Congressional Democrats use House, Senate floors to spotlight effort on terror suspects’ guns

Democrats took to the floors of the U.S. Senate and House on Tuesday to draw attention to their drive to prevent suspected violent extremists from obtaining guns, an issue they believe has gained potency from last week's shooting massacre in California.

WASHINGTON — Democrats took to the floors of the U.S. Senate and House on Tuesday to draw attention to their drive to prevent suspected violent extremists from obtaining guns, an issue they believe has gained potency from last week’s shooting massacre in California.

Knowing they faced certain defeat, Democrats in both chambers unsuccessfully tried forcing votes on legislation that would let the government prohibit firearms sales to people suspected of terror acts. A Muslim couple who federal authorities say adopted extremist views killed 14 people last week in San Bernardino, California.

Sen. Chuck Schumer, a Democrat, called it “absolute insanity” that suspected violent extremists are not already among the categories of people barred from purchasing firearms from gun dealers. Without naming them, he blamed the gap on the National Rifle Association, which for years has used an alliance with gun-rights lawmakers, mostly Republicans, to block gun control legislation in Congress.
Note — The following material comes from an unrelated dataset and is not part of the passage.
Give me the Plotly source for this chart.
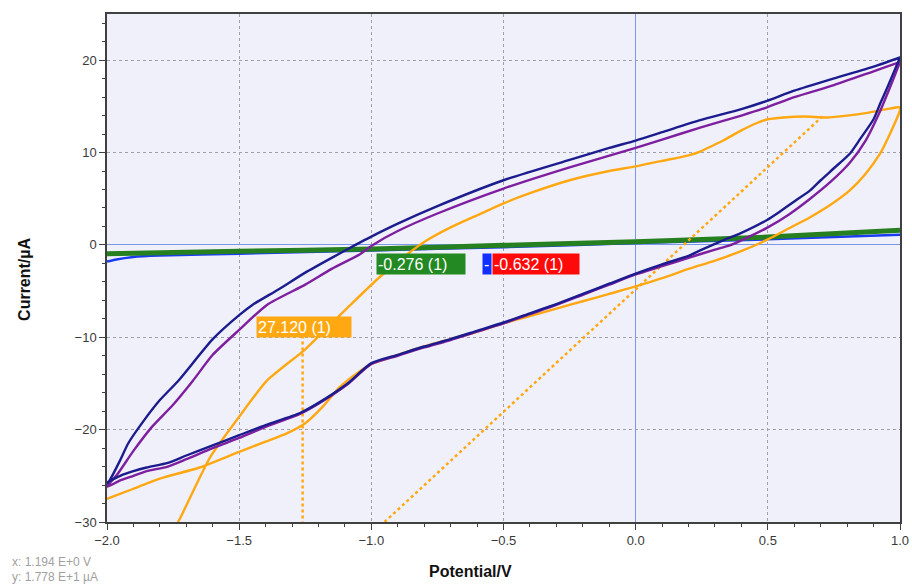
import plotly.graph_objects as go

# ---- cyclic voltammograms (potential in V, current in µA) ----
# dark blue scan: forward (cathodic -> anodic) and return branches
navy_fwd_x = [-2.0, -1.95, -1.9, -1.85, -1.77, -1.7, -1.6, -1.5, -1.4, -1.27, -1.2, -1.09, -1.0,
              -0.9, -0.8, -0.7, -0.6, -0.5, -0.4, -0.3, -0.2, -0.1, 0.0, 0.1, 0.2, 0.244, 0.331,
              0.4, 0.497, 0.55, 0.6, 0.66, 0.7, 0.75, 0.811, 0.85, 0.9, 0.925, 0.95, 0.975, 1.0]
navy_fwd_y = [-25.7, -25.0, -24.5, -24.1, -23.6, -22.8, -21.7, -20.6, -19.5, -18.2, -17.1, -15.0, -12.8,
              -11.9, -11.0, -10.2, -9.3, -8.4, -7.4, -6.4, -5.3, -4.2, -3.1, -2.1, -1.2, -0.6, 0.5,
              1.3, 2.7, 3.7, 4.7, 5.9, 7.0, 8.3, 9.9, 11.5, 13.6, 15.3, 16.9, 18.6, 20.3]
navy_rev_x = [1.0, 0.9, 0.747, 0.6, 0.497, 0.4, 0.244, 0.1, 0.0, -0.1, -0.25, -0.5, -0.75, -0.9,
              -1.0, -1.06, -1.15, -1.25, -1.35, -1.45, -1.5, -1.6, -1.73, -1.8, -1.86, -1.92,
              -1.95, -1.99, -2.0]
navy_rev_y = [20.3, 19.3, 18.0, 16.7, 15.6, 14.7, 13.5, 12.2, 11.3, 10.5, 9.2, 7.0, 4.2, 2.3,
              0.9, 0.0, -1.4, -3.0, -4.8, -6.5, -7.6, -10.2, -14.7, -16.8, -19.0, -21.5,
              -23.3, -25.5, -25.9]

# purple scan
purple_fwd_x = [-2.0, -1.95, -1.9, -1.85, -1.77, -1.7, -1.6, -1.5, -1.4, -1.27, -1.2, -1.09, -1.0,
                -0.9, -0.8, -0.7, -0.6, -0.5, -0.4, -0.3, -0.2, -0.1, 0.0, 0.1, 0.2, 0.3, 0.35,
                0.4, 0.5, 0.58, 0.66, 0.74, 0.81, 0.87, 0.925, 0.96, 1.0]
purple_fwd_y = [-26.2, -25.5, -25.0, -24.5, -24.0, -23.2, -22.0, -20.9, -19.7, -18.3, -17.2, -15.1, -12.9,
                -12.0, -11.1, -10.3, -9.4, -8.5, -7.5, -6.5, -5.4, -4.3, -3.2, -2.3, -1.4, -0.5, -0.1,
                0.5, 1.9, 3.3, 5.0, 6.9, 8.9, 11.3, 14.5, 16.9, 19.8]
purple_rev_x = [1.0, 0.9, 0.75, 0.6, 0.497, 0.4, 0.244, 0.1, 0.0, -0.25, -0.5, -0.75, -0.9, -0.994,
                -1.043, -1.15, -1.25, -1.395, -1.5, -1.6, -1.675, -1.75, -1.83, -1.9, -1.96, -2.0]
purple_rev_y = [19.8, 18.8, 17.3, 16.0, 14.9, 14.0, 12.7, 11.4, 10.5, 8.4, 6.1, 3.4, 1.5, 0.0,
                -1.0, -2.6, -4.3, -6.5, -9.2, -11.9, -14.7, -17.3, -19.7, -22.3, -24.8, -26.2]

# orange scan (return branch leaves the window below -30 µA)
orange_fwd_x = [-2.0, -1.9, -1.8, -1.65, -1.5, -1.4, -1.32, -1.25, -1.18, -1.12, -1.05, -1.0, -0.9,
                -0.8, -0.7, -0.6, -0.5, -0.4, -0.3, -0.2, -0.1, 0.0, 0.1, 0.2, 0.3, 0.406, 0.5,
                0.58, 0.66, 0.74, 0.81, 0.87, 0.925, 0.96, 1.0]
orange_fwd_y = [-27.5, -26.4, -25.3, -24.1, -22.4, -21.3, -20.4, -19.3, -17.4, -15.4, -13.8, -12.9, -11.9,
                -11.0, -10.2, -9.4, -8.5, -7.7, -6.9, -6.1, -5.3, -4.5, -3.6, -2.6, -1.7, -0.6, 0.6,
                1.8, 3.0, 4.4, 5.9, 7.7, 9.9, 11.9, 14.6]
orange_rev_x = [1.0, 0.95, 0.876, 0.8, 0.724, 0.64, 0.558, 0.5, 0.459, 0.4, 0.331, 0.28, 0.244, 0.2,
                0.1, 0.0, -0.1, -0.25, -0.4, -0.5, -0.6, -0.7, -0.79, -0.85, -0.967, -1.081,
                -1.131, -1.25, -1.395, -1.5, -1.61, -1.72, -1.75]
orange_rev_y = [14.9, 14.7, 14.3, 14.0, 13.8, 13.9, 13.8, 13.6, 13.2, 12.4, 11.3, 10.6, 10.1, 9.7,
                9.1, 8.5, 8.0, 7.0, 5.6, 4.5, 3.2, 1.9, 0.5, -0.7, -3.45, -6.55,
                -7.95, -11.3, -14.7, -18.6, -23.0, -29.4, -31.0]

# near-flat background scans
green_x = [-2.0, -1.5, -1.0, -0.5, 0.0, 0.5, 1.0]
green_y = [-0.95, -0.7, -0.45, -0.05, 0.35, 0.85, 1.6]
blue_x = [-2.0, -1.97, -1.9, -1.8, -1.5, -1.0, -0.5, 0.0, 0.5, 1.0]
blue_y = [-1.8, -1.6, -1.3, -1.15, -0.95, -0.6, -0.25, 0.2, 0.6, 1.1]

# peak-analysis construction lines
baseline_x = [-0.95, 0.71]
baseline_y = [-30.0, 14.0]
marker_x = [-1.26, -1.26]
marker_y = [-9.8, -30.0]

# peak labels: text, potential of left edge, current of top edge, colour, box width (px)
peak_texts = ["-0.276 (1)", "-", "-0.632 (1)", "27.120 (1)"]
peak_x = [-0.982, -0.581, -0.5435, -1.436]
peak_y = [-0.89, -0.89, -0.89, -7.7]
peak_colors = ["#238a23", "#1030ff", "#ff0a0a", "#ffa812"]
peak_widths = [86, 6, 84, 92]

NAVY = "#1c1c8e"
PURPLE = "#7d1f9e"
ORANGE = "#ffa812"
GREEN = "#27801f"
BLUE = "#1a3cf0"
SHAPE = dict(shape="spline", smoothing=0.6)

fig = go.Figure()

fig.add_trace(go.Scatter(x=blue_x, y=blue_y, mode="lines",
                         line=dict(color=BLUE, width=2.5, **SHAPE), showlegend=False))
fig.add_trace(go.Scatter(x=green_x, y=green_y, mode="lines",
                         line=dict(color=GREEN, width=5, **SHAPE), showlegend=False))
fig.add_trace(go.Scatter(x=orange_fwd_x + orange_rev_x, y=orange_fwd_y + orange_rev_y,
                         mode="lines", line=dict(color=ORANGE, width=2.4, **SHAPE), showlegend=False))
fig.add_trace(go.Scatter(x=baseline_x, y=baseline_y, mode="lines",
                         line=dict(color=ORANGE, width=2.5, dash="dot"), showlegend=False))
fig.add_trace(go.Scatter(x=marker_x, y=marker_y, mode="lines",
                         line=dict(color=ORANGE, width=2.5, dash="dot"), showlegend=False))
fig.add_trace(go.Scatter(x=purple_fwd_x + purple_rev_x, y=purple_fwd_y + purple_rev_y,
                         mode="lines", line=dict(color=PURPLE, width=2.4, **SHAPE), showlegend=False))
fig.add_trace(go.Scatter(x=navy_fwd_x + navy_rev_x, y=navy_fwd_y + navy_rev_y,
                         mode="lines", line=dict(color=NAVY, width=2.4, **SHAPE), showlegend=False))

tick_font = dict(family="Liberation Sans, Arial, sans-serif", size=13, color="#3a3a3a")

fig.update_xaxes(
    range=[-2.0, 1.0], dtick=0.5, tick0=-2.0, tickformat=".1f", automargin=False,
    showline=True, mirror=True, linecolor="#404040", linewidth=1.5,
    ticks="outside", ticklen=6, tickcolor="#404040", tickfont=tick_font,
    showgrid=True, gridcolor="#a0a0aa", griddash="dot", gridwidth=1,
    zeroline=True, zerolinecolor="#7a98e6", zerolinewidth=1.2,
    minor=dict(dtick=0.1, ticks="outside", ticklen=3, tickcolor="#404040", showgrid=False),
)
fig.update_yaxes(
    range=[-30, 25], dtick=10, tick0=0, automargin=False,
    showline=True, mirror=True, linecolor="#404040", linewidth=1.5,
    ticks="outside", ticklen=6, tickcolor="#404040", tickfont=tick_font,
    showgrid=True, gridcolor="#a0a0aa", griddash="dot", gridwidth=1,
    zeroline=True, zerolinecolor="#7a98e6", zerolinewidth=1.2,
    minor=dict(dtick=2, ticks="outside", ticklen=3, tickcolor="#404040", showgrid=False),
)

annotations = []
for txt, px, py, col, w in zip(peak_texts, peak_x, peak_y, peak_colors, peak_widths):
    annotations.append(dict(
        x=px, y=py, xref="x", yref="y", xanchor="left", yanchor="top",
        text=txt, showarrow=False, bgcolor=col, borderpad=1, width=w, height=18,
        align="left", font=dict(family="Liberation Sans, Arial, sans-serif", size=16, color="white"),
    ))

annotations += [
    dict(x=-0.105, y=0.478, xref="paper", yref="paper", text="<b>Current/µA</b>",
         textangle=-90, showarrow=False, xanchor="center", yanchor="middle",
         font=dict(family="Liberation Sans, Arial, sans-serif", size=16, color="#111")),
    dict(x=0.458, y=-0.098, xref="paper", yref="paper", text="<b>Potential/V</b>",
         showarrow=False, xanchor="center", yanchor="middle",
         font=dict(family="Liberation Sans, Arial, sans-serif", size=16, color="#111")),
    dict(x=-0.1223, y=-0.079, xref="paper", yref="paper", text="x: 1.194 E+0 V",
         showarrow=False, xanchor="left", yanchor="middle",
         font=dict(family="Liberation Sans, Arial, sans-serif", size=12, color="#a0a0a0")),
    dict(x=-0.1223, y=-0.108, xref="paper", yref="paper", text="y: 1.778 E+1 µA",
         showarrow=False, xanchor="left", yanchor="middle",
         font=dict(family="Liberation Sans, Arial, sans-serif", size=12, color="#a0a0a0")),
]

fig.update_layout(
    width=912, height=585,
    margin=dict(l=107, r=12, t=14, b=63),
    paper_bgcolor="white", plot_bgcolor="#f0f0fa",
    showlegend=False, annotations=annotations,
)

fig.write_html("out.html")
“We can’t let a small group, an influential, powerful lobbying group, make Americans less safe,” Schumer said.

No. 2 Senate Republican leader John Cornyn of Texas blocked debate on the legislation, which is sponsored by Sen. Dianne Feinstein, a California Democrat and a long-time advocate of gun curbs.

He offered his own plan giving the government 72 hours to delay gun sales to those suspected of terror acts and convince a judge to block that sale, and letting the government immediately arrest the suspect. Democrats blocked that.
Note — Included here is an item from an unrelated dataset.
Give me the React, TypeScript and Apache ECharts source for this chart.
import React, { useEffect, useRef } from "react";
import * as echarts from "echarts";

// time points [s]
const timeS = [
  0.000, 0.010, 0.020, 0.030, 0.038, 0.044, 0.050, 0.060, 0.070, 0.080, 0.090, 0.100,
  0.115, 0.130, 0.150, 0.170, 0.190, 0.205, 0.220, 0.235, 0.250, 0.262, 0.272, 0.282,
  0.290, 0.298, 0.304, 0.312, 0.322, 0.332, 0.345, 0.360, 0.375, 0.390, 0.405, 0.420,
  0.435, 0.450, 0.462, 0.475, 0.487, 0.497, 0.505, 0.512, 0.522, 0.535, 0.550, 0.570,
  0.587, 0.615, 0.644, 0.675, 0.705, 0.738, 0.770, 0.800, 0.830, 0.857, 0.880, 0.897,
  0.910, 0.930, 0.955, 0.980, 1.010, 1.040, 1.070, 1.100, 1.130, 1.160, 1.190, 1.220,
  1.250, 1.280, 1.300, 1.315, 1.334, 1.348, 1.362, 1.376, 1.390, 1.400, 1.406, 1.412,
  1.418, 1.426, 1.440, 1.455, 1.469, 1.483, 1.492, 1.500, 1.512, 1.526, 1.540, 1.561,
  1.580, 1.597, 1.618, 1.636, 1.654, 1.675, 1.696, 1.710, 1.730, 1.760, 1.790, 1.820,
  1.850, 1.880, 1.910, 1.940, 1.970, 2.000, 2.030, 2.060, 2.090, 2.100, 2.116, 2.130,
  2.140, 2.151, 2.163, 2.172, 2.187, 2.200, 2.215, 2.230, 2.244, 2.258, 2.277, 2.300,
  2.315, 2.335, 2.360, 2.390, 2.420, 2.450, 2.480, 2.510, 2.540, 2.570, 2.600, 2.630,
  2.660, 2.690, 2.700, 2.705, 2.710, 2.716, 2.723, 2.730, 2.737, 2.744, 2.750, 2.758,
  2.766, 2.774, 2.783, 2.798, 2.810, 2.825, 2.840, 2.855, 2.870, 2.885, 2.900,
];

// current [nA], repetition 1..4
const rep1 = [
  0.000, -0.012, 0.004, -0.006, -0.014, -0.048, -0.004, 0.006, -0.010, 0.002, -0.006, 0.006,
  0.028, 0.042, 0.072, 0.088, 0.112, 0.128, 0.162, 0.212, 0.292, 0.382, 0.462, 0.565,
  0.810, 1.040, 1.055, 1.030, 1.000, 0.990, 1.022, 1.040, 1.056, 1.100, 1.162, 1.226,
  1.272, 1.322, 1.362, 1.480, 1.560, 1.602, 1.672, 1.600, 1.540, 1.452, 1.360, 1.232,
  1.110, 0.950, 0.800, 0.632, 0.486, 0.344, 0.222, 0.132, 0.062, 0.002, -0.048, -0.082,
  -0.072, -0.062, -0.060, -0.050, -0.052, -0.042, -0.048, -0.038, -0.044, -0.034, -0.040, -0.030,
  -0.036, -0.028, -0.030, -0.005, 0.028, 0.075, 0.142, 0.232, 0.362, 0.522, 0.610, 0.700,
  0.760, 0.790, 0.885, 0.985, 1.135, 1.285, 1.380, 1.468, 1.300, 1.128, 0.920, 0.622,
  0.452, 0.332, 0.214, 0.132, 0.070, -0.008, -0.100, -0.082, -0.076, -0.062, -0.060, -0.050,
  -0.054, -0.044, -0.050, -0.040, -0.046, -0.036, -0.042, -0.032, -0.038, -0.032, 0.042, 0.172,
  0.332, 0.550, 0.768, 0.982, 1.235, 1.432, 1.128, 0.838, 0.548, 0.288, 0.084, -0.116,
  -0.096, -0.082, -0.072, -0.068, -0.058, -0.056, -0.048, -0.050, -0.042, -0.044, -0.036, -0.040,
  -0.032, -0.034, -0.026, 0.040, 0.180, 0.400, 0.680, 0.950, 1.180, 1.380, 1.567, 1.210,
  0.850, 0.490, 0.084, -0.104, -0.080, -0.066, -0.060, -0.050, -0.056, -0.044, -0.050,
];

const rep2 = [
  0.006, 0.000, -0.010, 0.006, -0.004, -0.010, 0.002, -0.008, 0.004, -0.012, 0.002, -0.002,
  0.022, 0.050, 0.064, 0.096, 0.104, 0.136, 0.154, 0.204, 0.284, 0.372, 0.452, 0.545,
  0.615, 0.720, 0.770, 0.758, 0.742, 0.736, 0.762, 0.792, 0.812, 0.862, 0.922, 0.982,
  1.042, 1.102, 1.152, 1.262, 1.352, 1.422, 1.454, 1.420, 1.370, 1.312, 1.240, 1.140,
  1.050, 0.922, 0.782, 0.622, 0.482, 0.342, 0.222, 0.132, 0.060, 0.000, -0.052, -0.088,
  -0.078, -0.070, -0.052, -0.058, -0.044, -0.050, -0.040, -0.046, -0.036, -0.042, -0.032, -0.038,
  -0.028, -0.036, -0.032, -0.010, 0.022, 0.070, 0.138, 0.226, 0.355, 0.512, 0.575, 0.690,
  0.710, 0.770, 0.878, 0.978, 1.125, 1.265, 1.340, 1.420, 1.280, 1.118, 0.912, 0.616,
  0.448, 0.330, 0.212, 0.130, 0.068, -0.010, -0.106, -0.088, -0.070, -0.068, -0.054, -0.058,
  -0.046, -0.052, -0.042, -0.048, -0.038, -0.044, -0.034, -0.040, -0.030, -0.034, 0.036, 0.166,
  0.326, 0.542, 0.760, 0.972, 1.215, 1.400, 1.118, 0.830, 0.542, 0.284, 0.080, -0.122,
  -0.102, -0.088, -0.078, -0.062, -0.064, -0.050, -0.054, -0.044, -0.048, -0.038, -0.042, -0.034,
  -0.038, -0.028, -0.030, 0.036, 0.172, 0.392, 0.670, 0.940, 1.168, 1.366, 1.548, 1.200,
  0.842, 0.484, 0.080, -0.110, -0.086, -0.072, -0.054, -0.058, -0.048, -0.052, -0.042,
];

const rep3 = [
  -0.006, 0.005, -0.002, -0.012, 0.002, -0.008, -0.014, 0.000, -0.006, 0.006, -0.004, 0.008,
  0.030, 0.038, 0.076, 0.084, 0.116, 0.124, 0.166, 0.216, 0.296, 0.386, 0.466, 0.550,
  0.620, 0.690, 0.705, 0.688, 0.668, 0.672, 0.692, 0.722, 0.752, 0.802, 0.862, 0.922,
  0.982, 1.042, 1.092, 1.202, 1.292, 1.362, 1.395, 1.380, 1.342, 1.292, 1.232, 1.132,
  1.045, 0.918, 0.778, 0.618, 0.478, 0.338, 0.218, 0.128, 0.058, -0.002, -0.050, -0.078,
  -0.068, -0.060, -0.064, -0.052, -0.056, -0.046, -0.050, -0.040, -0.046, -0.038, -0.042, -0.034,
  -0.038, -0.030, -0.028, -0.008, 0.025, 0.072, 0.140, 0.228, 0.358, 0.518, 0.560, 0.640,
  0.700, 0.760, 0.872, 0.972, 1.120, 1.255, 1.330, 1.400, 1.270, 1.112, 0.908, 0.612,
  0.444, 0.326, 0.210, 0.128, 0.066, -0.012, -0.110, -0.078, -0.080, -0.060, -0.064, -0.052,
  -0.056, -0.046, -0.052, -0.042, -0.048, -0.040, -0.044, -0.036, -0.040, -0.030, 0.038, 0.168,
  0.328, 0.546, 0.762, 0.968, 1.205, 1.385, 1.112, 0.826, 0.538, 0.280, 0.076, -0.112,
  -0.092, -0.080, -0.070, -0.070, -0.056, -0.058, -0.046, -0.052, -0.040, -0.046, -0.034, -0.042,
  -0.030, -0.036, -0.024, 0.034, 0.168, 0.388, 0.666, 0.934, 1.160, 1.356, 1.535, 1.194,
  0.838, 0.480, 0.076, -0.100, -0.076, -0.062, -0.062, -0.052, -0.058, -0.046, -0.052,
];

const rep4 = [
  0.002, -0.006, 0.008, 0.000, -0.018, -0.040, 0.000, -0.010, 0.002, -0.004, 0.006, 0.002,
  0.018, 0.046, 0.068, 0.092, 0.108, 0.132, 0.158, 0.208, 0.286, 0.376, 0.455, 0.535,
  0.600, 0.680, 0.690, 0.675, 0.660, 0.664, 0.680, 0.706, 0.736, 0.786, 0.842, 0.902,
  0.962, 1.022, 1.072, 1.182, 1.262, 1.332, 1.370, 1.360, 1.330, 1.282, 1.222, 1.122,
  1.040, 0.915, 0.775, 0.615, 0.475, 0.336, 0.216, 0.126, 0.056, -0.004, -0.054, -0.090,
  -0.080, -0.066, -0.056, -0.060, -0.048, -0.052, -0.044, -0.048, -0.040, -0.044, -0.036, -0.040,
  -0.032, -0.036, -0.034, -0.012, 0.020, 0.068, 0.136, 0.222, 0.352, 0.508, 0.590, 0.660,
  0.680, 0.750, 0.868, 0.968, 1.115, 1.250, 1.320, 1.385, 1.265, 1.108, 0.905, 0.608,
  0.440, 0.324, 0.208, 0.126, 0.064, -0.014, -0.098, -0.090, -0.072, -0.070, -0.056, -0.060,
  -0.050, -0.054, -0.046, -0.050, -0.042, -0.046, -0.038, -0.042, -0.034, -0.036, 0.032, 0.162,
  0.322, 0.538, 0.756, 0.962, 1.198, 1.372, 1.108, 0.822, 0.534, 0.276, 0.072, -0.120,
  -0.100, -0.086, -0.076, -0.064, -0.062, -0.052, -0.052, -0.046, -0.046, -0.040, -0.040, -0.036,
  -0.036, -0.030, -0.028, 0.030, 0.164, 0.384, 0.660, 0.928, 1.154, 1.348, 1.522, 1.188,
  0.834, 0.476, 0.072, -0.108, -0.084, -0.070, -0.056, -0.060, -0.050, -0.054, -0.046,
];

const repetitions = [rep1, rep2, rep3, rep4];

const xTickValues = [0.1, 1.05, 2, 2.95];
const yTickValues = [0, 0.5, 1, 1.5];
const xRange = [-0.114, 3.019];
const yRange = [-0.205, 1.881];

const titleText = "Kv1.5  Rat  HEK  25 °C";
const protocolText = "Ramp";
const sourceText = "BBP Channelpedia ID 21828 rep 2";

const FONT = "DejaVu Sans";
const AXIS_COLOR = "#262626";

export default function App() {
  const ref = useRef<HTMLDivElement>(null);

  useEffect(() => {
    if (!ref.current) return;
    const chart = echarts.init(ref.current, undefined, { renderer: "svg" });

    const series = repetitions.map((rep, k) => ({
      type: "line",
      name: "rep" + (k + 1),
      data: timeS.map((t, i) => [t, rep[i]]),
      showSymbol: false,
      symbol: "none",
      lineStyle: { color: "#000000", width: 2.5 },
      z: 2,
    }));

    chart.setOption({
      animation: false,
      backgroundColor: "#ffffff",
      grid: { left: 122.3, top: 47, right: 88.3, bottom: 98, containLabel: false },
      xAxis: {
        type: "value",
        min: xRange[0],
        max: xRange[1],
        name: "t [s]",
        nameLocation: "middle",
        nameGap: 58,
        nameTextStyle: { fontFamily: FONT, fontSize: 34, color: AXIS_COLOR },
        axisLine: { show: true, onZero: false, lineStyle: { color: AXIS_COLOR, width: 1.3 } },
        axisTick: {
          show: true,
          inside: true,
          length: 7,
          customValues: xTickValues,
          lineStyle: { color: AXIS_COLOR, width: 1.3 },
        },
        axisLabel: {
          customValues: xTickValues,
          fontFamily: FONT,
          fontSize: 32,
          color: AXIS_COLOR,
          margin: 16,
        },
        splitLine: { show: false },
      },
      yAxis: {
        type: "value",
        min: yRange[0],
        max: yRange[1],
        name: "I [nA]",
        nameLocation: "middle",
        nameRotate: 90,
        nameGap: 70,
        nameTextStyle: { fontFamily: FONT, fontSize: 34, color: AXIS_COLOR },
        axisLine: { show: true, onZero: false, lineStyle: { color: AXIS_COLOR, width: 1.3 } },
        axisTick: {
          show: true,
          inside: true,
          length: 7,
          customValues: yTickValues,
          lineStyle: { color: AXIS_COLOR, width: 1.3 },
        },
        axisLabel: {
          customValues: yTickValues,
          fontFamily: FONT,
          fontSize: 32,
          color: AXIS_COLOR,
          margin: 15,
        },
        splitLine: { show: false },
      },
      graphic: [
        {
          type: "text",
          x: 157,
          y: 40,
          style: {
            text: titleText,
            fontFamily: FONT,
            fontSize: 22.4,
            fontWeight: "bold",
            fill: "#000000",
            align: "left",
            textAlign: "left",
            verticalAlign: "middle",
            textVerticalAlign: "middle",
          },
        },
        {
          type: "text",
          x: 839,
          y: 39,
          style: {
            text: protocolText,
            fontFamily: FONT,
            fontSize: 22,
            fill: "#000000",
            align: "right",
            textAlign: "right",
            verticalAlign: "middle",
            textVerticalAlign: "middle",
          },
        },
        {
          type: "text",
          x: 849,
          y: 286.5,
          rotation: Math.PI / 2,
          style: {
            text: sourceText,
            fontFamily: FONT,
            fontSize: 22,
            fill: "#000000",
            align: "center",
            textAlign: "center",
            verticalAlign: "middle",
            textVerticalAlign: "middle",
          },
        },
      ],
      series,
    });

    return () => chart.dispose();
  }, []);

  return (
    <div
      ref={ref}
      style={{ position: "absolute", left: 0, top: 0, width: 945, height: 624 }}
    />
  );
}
Cornyn said Democrats were trying to “capitalize” on last week’s California shootings “to justify this unconstitutional attempt to deny American citizens their core constitutional rights,” such as gun ownership.

The Senate rejected Feinstein’s proposal and a Cornyn proposal similar to Tuesday’s last week.

Republicans have reacted to the San Bernardino killings by emphasizing national security, pushing legislation stiffening restrictions on refugees and travel to the U.S.

In the House, Democrats led by Rep. Mike Thompson, a California Democrat, forced a series of procedural votes on Tuesday as a protest to GOP leaders’ refusal to allow debate on similar legislation sponsored by Rep. Peter King, R-New York.

Thompson is a leading proponent of gun restrictions and is circulating a petition he hopes would force debate on King’s gun measure. That petition effort is likely to fail.